* What you have to do
Tally every line of the material that includes "this", then give the tally and nothing else.

======== Listed entries ========

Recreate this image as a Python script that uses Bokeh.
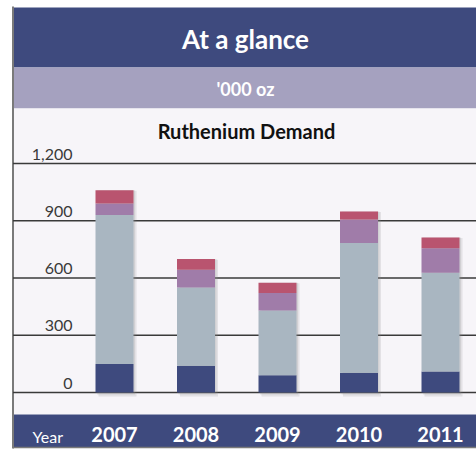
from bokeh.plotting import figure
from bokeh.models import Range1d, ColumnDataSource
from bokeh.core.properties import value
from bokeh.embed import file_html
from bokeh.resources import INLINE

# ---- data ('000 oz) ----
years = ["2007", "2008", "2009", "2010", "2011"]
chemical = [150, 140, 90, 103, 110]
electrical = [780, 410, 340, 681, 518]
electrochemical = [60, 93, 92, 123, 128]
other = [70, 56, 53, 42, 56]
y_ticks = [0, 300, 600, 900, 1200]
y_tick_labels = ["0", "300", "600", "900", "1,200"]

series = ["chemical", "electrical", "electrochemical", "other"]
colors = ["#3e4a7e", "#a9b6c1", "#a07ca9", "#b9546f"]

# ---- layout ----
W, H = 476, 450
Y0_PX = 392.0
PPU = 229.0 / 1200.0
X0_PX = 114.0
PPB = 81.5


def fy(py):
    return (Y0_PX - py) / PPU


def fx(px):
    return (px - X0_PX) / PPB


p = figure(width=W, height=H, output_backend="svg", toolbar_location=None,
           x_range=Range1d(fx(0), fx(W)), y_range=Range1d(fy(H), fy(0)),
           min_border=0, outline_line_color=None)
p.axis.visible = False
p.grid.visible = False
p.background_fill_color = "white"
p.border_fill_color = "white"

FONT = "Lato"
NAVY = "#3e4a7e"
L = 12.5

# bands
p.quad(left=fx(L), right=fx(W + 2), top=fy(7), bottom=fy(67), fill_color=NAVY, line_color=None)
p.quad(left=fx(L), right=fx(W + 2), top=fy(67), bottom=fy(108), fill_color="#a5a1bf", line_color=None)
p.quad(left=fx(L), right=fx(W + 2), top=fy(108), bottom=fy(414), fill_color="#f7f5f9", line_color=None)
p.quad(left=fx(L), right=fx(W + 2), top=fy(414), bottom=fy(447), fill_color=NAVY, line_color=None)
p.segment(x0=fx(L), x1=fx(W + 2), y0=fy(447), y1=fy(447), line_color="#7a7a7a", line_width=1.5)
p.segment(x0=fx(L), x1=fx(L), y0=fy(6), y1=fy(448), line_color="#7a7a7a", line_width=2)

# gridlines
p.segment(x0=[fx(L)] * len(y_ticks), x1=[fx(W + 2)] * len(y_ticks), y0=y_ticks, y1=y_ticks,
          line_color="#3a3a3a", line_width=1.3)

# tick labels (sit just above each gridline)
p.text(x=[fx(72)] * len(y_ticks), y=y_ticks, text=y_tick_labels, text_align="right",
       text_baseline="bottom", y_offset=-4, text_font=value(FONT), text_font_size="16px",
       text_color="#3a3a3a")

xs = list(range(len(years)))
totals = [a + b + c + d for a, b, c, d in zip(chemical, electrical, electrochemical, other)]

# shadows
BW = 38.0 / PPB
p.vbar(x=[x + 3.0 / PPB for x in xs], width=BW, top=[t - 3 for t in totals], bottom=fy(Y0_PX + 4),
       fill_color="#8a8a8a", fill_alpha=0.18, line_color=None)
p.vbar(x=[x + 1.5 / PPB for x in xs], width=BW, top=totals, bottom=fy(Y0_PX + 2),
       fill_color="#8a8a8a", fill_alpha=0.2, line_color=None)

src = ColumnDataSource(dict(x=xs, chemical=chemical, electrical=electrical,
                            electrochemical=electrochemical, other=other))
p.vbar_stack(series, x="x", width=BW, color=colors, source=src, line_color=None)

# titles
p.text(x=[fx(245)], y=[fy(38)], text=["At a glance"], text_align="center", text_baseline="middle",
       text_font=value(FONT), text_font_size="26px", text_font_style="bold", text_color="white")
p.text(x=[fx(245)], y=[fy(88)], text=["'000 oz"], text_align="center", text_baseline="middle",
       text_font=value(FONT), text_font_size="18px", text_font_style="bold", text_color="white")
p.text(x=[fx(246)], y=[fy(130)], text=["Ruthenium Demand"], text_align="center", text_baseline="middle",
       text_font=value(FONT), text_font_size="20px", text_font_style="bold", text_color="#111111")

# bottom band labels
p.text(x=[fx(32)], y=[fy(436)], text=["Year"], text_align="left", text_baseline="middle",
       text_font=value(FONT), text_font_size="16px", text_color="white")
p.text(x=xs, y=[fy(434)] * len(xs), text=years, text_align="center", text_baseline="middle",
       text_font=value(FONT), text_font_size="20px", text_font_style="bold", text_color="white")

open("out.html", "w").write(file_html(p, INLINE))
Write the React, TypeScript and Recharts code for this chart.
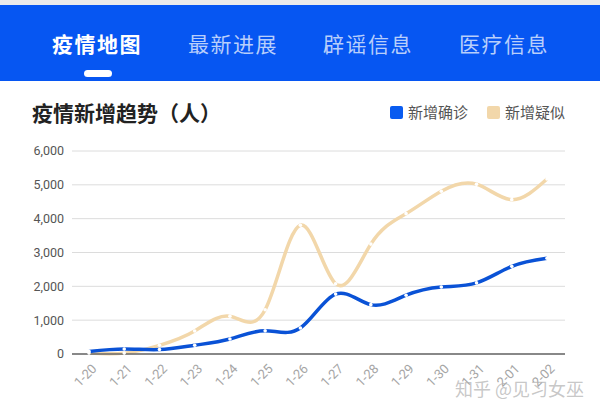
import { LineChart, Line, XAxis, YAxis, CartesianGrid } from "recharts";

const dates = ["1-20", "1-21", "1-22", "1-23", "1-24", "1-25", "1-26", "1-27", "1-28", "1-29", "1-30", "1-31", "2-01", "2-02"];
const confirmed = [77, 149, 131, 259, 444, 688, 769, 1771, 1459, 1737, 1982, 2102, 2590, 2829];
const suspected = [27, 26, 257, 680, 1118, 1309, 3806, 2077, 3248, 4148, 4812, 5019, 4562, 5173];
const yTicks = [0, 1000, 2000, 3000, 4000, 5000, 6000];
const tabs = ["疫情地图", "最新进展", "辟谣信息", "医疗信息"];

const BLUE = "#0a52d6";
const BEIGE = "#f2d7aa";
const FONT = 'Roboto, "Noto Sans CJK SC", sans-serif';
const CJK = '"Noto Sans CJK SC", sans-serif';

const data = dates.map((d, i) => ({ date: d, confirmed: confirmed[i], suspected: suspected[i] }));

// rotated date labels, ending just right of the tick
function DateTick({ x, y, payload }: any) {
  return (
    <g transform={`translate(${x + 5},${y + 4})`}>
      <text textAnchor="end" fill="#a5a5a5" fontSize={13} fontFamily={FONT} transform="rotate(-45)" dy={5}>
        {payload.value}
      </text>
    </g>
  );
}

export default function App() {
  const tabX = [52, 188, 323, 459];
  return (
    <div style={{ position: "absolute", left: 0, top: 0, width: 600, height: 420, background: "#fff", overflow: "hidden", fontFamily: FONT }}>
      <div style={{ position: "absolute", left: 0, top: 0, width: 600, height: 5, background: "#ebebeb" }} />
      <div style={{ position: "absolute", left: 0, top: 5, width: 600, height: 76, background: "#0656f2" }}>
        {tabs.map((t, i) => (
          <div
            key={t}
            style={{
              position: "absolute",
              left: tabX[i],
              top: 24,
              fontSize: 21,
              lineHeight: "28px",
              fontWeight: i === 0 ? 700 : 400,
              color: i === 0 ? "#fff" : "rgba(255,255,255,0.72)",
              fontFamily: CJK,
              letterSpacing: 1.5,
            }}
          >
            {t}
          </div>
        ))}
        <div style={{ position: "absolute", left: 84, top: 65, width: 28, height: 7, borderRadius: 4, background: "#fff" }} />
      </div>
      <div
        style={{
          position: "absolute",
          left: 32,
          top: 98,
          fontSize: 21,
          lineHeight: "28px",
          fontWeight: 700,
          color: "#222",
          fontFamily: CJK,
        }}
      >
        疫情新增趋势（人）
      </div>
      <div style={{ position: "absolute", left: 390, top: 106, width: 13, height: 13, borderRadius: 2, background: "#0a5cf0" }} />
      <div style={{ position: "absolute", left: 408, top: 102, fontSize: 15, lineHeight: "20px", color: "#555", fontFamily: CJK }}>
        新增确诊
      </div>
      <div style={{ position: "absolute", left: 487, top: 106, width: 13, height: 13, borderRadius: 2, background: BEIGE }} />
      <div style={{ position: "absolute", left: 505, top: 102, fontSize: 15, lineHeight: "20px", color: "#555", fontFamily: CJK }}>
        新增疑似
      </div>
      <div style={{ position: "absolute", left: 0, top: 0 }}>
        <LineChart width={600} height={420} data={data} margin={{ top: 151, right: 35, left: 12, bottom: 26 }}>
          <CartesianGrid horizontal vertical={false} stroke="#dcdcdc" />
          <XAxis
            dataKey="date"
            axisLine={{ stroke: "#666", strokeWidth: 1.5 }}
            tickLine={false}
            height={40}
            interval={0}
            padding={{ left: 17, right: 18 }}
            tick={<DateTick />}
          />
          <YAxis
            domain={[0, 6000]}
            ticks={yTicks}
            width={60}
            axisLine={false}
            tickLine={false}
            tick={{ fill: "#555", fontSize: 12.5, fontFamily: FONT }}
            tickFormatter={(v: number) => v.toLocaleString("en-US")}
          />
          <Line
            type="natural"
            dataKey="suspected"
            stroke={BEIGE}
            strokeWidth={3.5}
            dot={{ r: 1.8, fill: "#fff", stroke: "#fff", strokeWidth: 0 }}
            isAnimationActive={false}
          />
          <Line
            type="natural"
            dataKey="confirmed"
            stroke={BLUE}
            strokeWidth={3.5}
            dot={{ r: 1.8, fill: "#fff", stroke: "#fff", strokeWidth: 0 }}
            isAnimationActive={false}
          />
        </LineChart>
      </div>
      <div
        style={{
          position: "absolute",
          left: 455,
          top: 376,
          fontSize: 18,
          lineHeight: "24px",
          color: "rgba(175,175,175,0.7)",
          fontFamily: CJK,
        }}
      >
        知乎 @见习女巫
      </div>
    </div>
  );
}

========

* The result
2